Nous discutions à la terrasse d’un café de la démocratie participative et de la démocratie délibérative, et donc forcément de l’éducation et de la conscience citoyenne, de la pédagogie et de l’instruction... Quoi qu’il en soit, pour une raison ou pour une autre, m’est venu à l’esprit une publicité télévisée qui m’avait été "rejetée".

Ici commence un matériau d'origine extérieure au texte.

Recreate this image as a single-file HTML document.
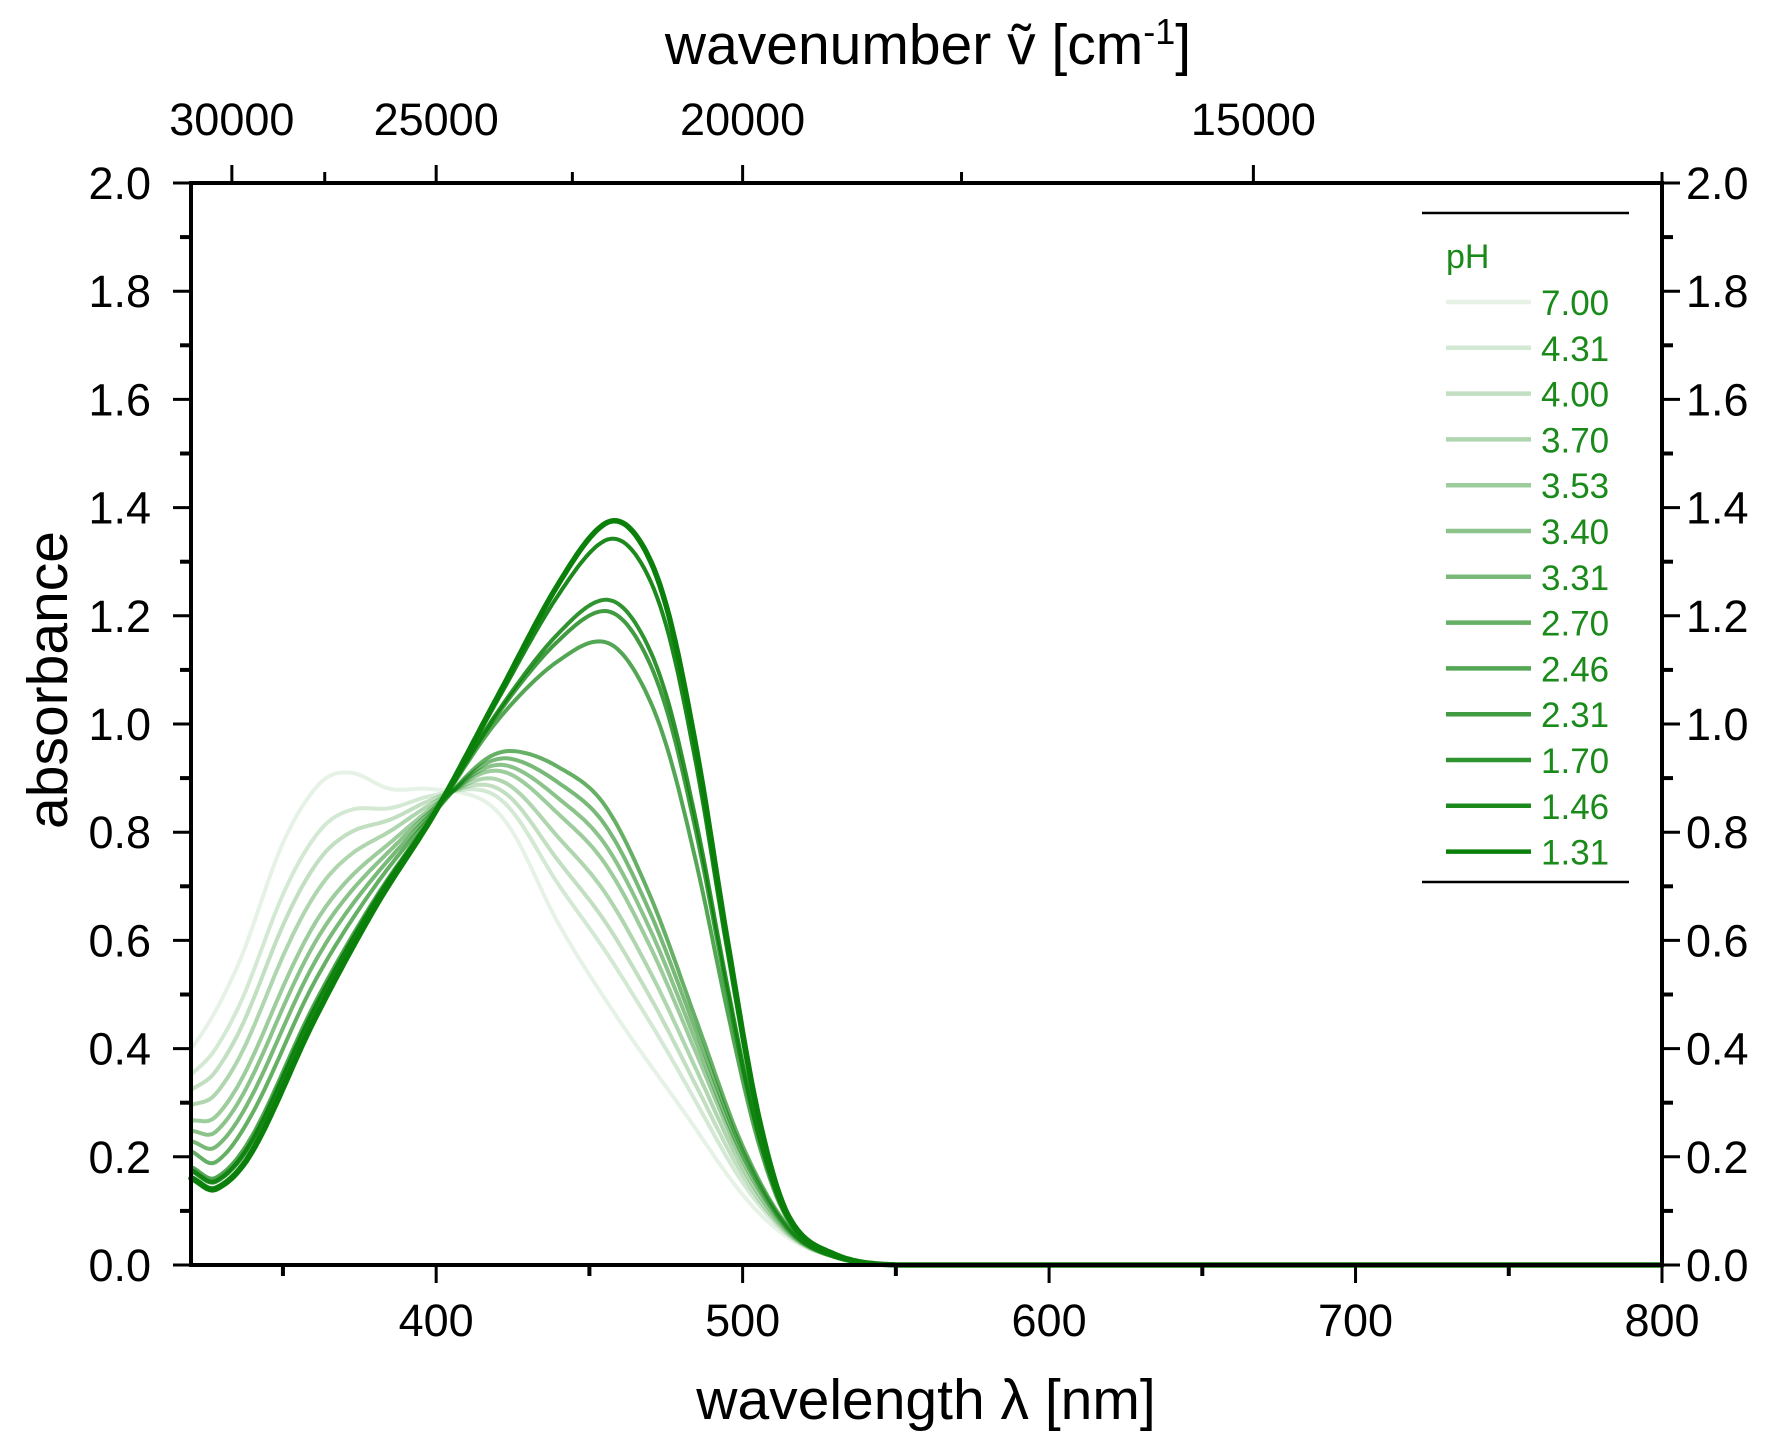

Une petite fille de six ans, à table avec ses parents, boude dans son coin. Les parents mangent du Roquefort, et la petite fille dépitée s’écrit : "moi aussi je veux du goût, du vrai". En ce qui concerne le Roquefort, ça peut s’entendre, moi-même à son âge, et encore au mien aujourd’hui, j’en étais très friand. Mais là, le Roquefort est considéré comme un mêt de grand, pas pour les enfants. Qu’à cela ne tiennes, par les miracles de l’industrie consummériste, il y a dans le réfrigérateur chromé style old school america, tous les possibles que l’imagination d’une enfant capricieuse peut se représenter. Et le miracle se présente sous forme de pâte blanche en portion individuelle estampillée Roquefort.
Spinoza distinguait l’homme de l’animal en ce que face à la viande, le chien la bouffe, l’humanité la nomme. Et l’idée même de la satisfaction immédiate de nos désirs industriellement organisée, est précisément ce qui fait de nous des chiens.
Au fond qui a-t-il de grave là-dedans ? Pas grand chose peut être, seulement que la télévision est très vicieuse, qu’elle forme déjà plus qu’elle ne formatait avant, insidieusement, à notre insu, et à son profit, la dégénérescence de notre époque. Je pense simplement à certains professeurs qui ont de plus en plus en charge d’éduquer des enfants prééduqués par la télévision, des enfants qui ne sont plus en mesure de comprendre que tout n’est pas créé sous l’impulsion de leur seule volonté, que certaines choses demandent de la ruse, de la patience et de la curiosité, et que vouloir une chose ce n’est pas immédiatement la posséder. Je pense aussi aux filles que l’on ne séduit pas, que l’on voudrait directement sortir du réfrigératuer magique en portion individuelle, produit jetable directement consommable. Mais je ne suis ni professeur, ni femme, et je me mêle peut être de ce qui ne me regarde pas.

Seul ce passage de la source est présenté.